Repeat, exactly and only, the lines from the beginning of the data through the line with "ax = fig.add_axes([185/827, 4/836, 640/827, 777/836])". Pictures are left out.

** Start of Excerpted records **

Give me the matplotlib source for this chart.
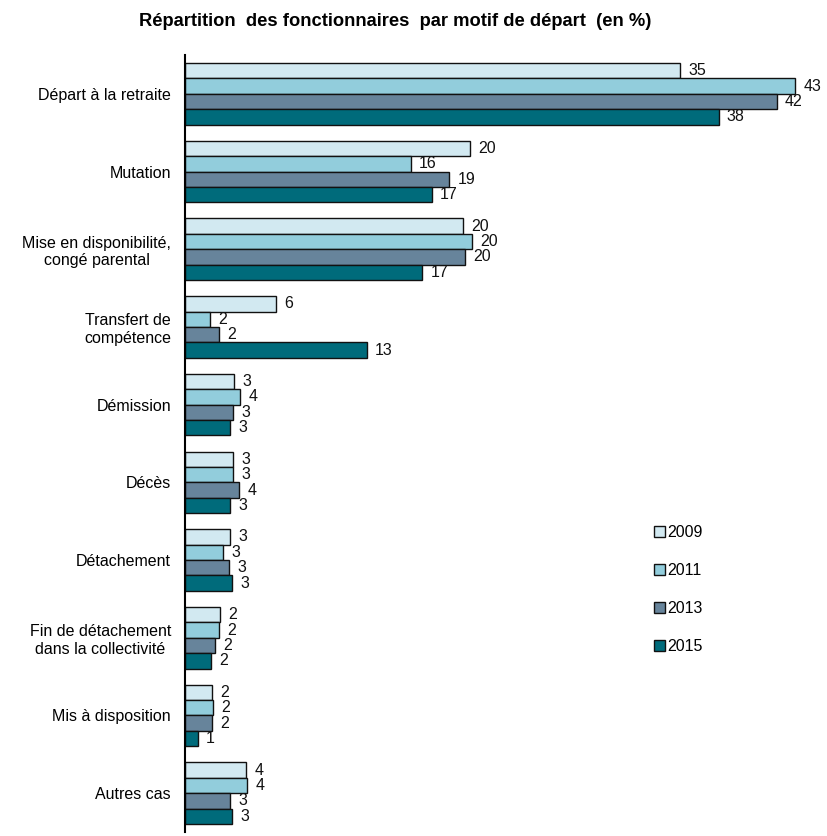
import matplotlib
matplotlib.use("Agg")
import matplotlib.pyplot as plt
import numpy as np

categories = ["Départ à la retraite", "Mutation", "Mise en disponibilité,\ncongé parental",
              "Transfert de\ncompétence", "Démission", "Décès", "Détachement",
              "Fin de détachement\ndans la collectivité", "Mis à disposition", "Autres cas"]
years = ["2009", "2011", "2013", "2015"]
v2009 = [34.9, 20.1, 19.6, 6.4, 3.45, 3.4, 3.2, 2.45, 1.9, 4.3]
v2011 = [43.0, 15.9, 20.2, 1.76, 3.9, 3.4, 2.7, 2.4, 2.0, 4.4]
v2013 = [41.7, 18.6, 19.7, 2.4, 3.4, 3.8, 3.1, 2.1, 1.9, 3.2]
v2015 = [37.6, 17.4, 16.7, 12.8, 3.2, 3.2, 3.3, 1.8, 0.9, 3.3]
colors = ["#D2E9F1", "#92CDDC", "#67849B", "#006B7B"]

plt.rcParams['font.family'] = ['Liberation Sans', 'DejaVu Sans']

fig = plt.figure(figsize=(8.27, 8.36), dpi=100)
ax = fig.add_axes([185/827, 4/836, 640/827, 777/836])

series = [v2009, v2011, v2013, v2015]
n = len(categories)
y = np.arange(n)
h = 0.198
for i, (vals, col, yr) in enumerate(zip(series, colors, years)):
    pos = y + (i - 1.5) * h
    ax.barh(pos, vals, height=h, color=col, edgecolor="#111111", linewidth=1.0, label=yr)
    for p, v in zip(pos, vals):
        ax.annotate(f"{v:.0f}", xy=(v, p), xytext=(6, 0), textcoords="offset points",
                    ha="left", va="center", fontsize=11.5, color="#111111")

ax.set_ylim(n - 0.5, -0.5)
ax.set_xlim(0, 640/14.19)
ax.set_yticks(y)
ax.set_yticklabels(categories, fontsize=11.5)
for lbl in ax.get_yticklabels():
    lbl.set_multialignment("center")
ax.tick_params(axis="y", length=0, pad=10)
ax.set_xticks([])
for s in ["top", "right", "bottom"]:
    ax.spines[s].set_visible(False)
ax.spines["left"].set_linewidth(1.5)
ax.spines["left"].set_color("#000000")

fig.text(0.478, 0.974, "Répartition  des fonctionnaires  par motif de départ  (en %)",
         ha="center", va="center", fontsize=13.2, fontweight="bold")

leg = ax.legend(loc="upper left", bbox_to_anchor=(646/827, 1 - 517/836),
                bbox_transform=fig.transFigure, frameon=False, fontsize=11.5,
                handlelength=0.7, handleheight=0.7, handletextpad=0.1,
                labelspacing=1.45, borderpad=0)
fig.savefig("out.png", dpi=100)
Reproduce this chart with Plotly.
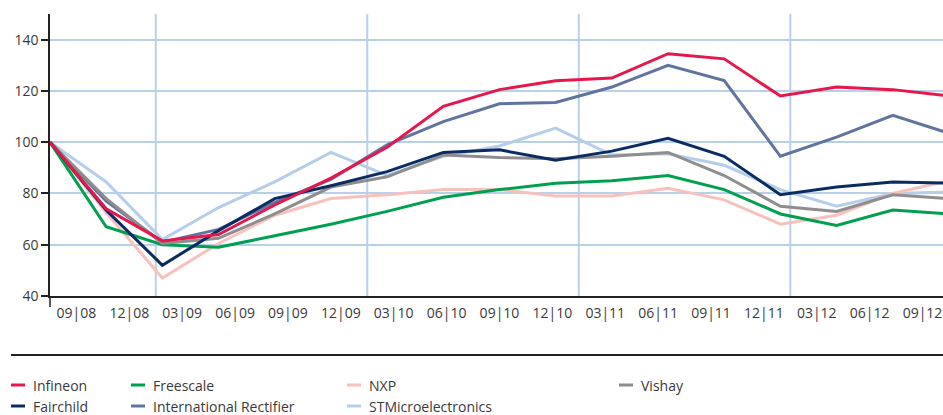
import plotly.graph_objects as go

quarters = ["09|08", "12|08", "03|09", "06|09", "09|09", "12|09", "03|10", "06|10", "09|10",
            "12|10", "03|11", "06|11", "09|11", "12|11", "03|12", "06|12", "09|12"]
y_ticks = [40, 60, 80, 100, 120, 140]

infineon = [100, 74, 61.5, 64, 75.5, 86, 98, 114, 120.5, 124, 125, 134.5, 132.5, 118, 121.5, 120.5, 118]
fairchild = [100, 73.5, 52, 65.5, 78, 83, 88.5, 96, 97, 93, 96.5, 101.5, 94.5, 79.5, 82.5, 84.5, 84]
freescale = [100, 67, 60, 59, 63.5, 68, 73, 78.5, 81.5, 84, 85, 87, 81.5, 72, 67.5, 73.5, 72]
intl_rectifier = [100, 77, 61, 66, 76.5, 85.5, 99, 108, 115, 115.5, 121.5, 130, 124, 94.5, 102, 110.5, 103.5]
nxp = [100, 72.5, 47, 60.5, 71.5, 78, 79.5, 81.5, 81.5, 79, 79, 82, 77.5, 68, 71.5, 80, 85]
stmicro = [100, 84.5, 62, 74.5, 84.5, 96, 87, 94.5, 98.5, 105.5, 95, 95.5, 91, 81.5, 75, 80, 80.5]
vishay = [100, 78, 60.5, 62.5, 72, 82.5, 86.5, 95, 94, 93.5, 94.5, 96, 87, 75, 73, 79.5, 78]

series = {
    "Infineon": (infineon, "#e5174c"),
    "Fairchild": (fairchild, "#0b2c60"),
    "Freescale": (freescale, "#00a050"),
    "International Rectifier": (intl_rectifier, "#61739f"),
    "NXP": (nxp, "#f7c2bd"),
    "STMicroelectronics": (stmicro, "#b6cee9"),
    "Vishay": (vishay, "#8e8e8e"),
}
draw_order = ["STMicroelectronics", "NXP", "Freescale", "International Rectifier",
              "Vishay", "Fairchild", "Infineon"]
# legend layout: name -> (column, row)
legend_pos = {
    "Infineon": (0, 0), "Fairchild": (0, 1),
    "Freescale": (1, 0), "International Rectifier": (1, 1),
    "NXP": (2, 0), "STMicroelectronics": (2, 1),
    "Vishay": (3, 0),
}

W, H = 943, 415
L, R, T, B = 50, 0, 14, 119
pw, ph = W - L - R, H - T - B
cat_w = 52.88
grid_col = "#b9d0ea"
axis_col = "#222222"
txt_col = "#3a3a3a"
font_fam = "Open Sans, Noto Sans, sans-serif"

fig = go.Figure()
for name in draw_order:
    vals, col = series[name]
    fig.add_trace(go.Scatter(x=quarters, y=vals, mode="lines", name=name,
                             line=dict(color=col, width=3), xaxis="x2", yaxis="y",
                             showlegend=False, hoverinfo="skip"))

x_right = -0.5 + pw / cat_w
data_right = 16 * pw / (17 * cat_w)

shapes = []
for b in [1.5, 5.5, 9.5, 13.5]:
    shapes.append(dict(type="line", xref="x", yref="paper", x0=b, x1=b, y0=0, y1=1,
                       line=dict(color=grid_col, width=2), layer="below"))
# y-axis extension below x axis
shapes.append(dict(type="line", xref="paper", yref="paper", x0=0, x1=0, y0=0, y1=-11 / ph,
                   line=dict(color=axis_col, width=1.5)))
# separator above legend
sep_y = -(355 - (T + ph)) / ph
shapes.append(dict(type="line", xref="paper", yref="paper", x0=(11 - L) / pw, x1=1,
                   y0=sep_y, y1=sep_y, line=dict(color=axis_col, width=2)))

col_sym_x = [11, 131, 347, 619]
row_y = [385, 406]
annotations = []
for name, (c, r) in legend_pos.items():
    col = series[name][1]
    yp = -(row_y[r] - (T + ph)) / ph
    x0 = (col_sym_x[c] - L) / pw
    x1 = (col_sym_x[c] + 14 - L) / pw
    shapes.append(dict(type="line", xref="paper", yref="paper", x0=x0, x1=x1, y0=yp, y1=yp,
                       line=dict(color=col, width=3)))
    annotations.append(dict(xref="paper", yref="paper", x=(col_sym_x[c] + 20 - L) / pw, y=yp,
                            text=name, showarrow=False, xanchor="left", yanchor="middle",
                            font=dict(size=14, color=txt_col, family=font_fam)))

fig.update_layout(
    width=W, height=H,
    margin=dict(l=L, r=R, t=T, b=B, pad=0),
    paper_bgcolor="white", plot_bgcolor="white",
    showlegend=False,
    font=dict(family=font_fam, size=14, color=txt_col),
    xaxis=dict(type="category", categoryorder="array", categoryarray=quarters,
               tickvals=quarters, ticktext=quarters,
               range=[-0.5, x_right], showgrid=False, zeroline=False,
               showline=True, linecolor=axis_col, linewidth=1.5,
               ticks="outside", ticklen=3, tickcolor="rgba(0,0,0,0)",
               tickfont=dict(size=14, color=txt_col), fixedrange=True),
    xaxis2=dict(type="category", categoryorder="array", categoryarray=quarters,
                overlaying="x", anchor="y", range=[0, data_right], visible=False),
    yaxis=dict(range=[40, 150], tickvals=y_ticks, showgrid=True, gridcolor=grid_col,
               gridwidth=2, zeroline=False, showline=True, linecolor=axis_col, linewidth=1.5,
               ticks="outside", ticklen=7, tickwidth=1.5, tickcolor=axis_col,
               tickfont=dict(size=14, color=txt_col)),
    shapes=shapes,
    annotations=annotations,
)

fig.write_html("out.html", config={"displayModeBar": False},
               post_script="document.body.style.margin='0';document.body.style.overflow='hidden';")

** End of Excerpted records **

• _Exercise response_:
Give me the matplotlib source for this chart.
import matplotlib
matplotlib.use("Agg")
import matplotlib.pyplot as plt
import numpy as np

categories = ["Départ à la retraite", "Mutation", "Mise en disponibilité,\ncongé parental",
              "Transfert de\ncompétence", "Démission", "Décès", "Détachement",
              "Fin de détachement\ndans la collectivité", "Mis à disposition", "Autres cas"]
years = ["2009", "2011", "2013", "2015"]
v2009 = [34.9, 20.1, 19.6, 6.4, 3.45, 3.4, 3.2, 2.45, 1.9, 4.3]
v2011 = [43.0, 15.9, 20.2, 1.76, 3.9, 3.4, 2.7, 2.4, 2.0, 4.4]
v2013 = [41.7, 18.6, 19.7, 2.4, 3.4, 3.8, 3.1, 2.1, 1.9, 3.2]
v2015 = [37.6, 17.4, 16.7, 12.8, 3.2, 3.2, 3.3, 1.8, 0.9, 3.3]
colors = ["#D2E9F1", "#92CDDC", "#67849B", "#006B7B"]

plt.rcParams['font.family'] = ['Liberation Sans', 'DejaVu Sans']

fig = plt.figure(figsize=(8.27, 8.36), dpi=100)
ax = fig.add_axes([185/827, 4/836, 640/827, 777/836])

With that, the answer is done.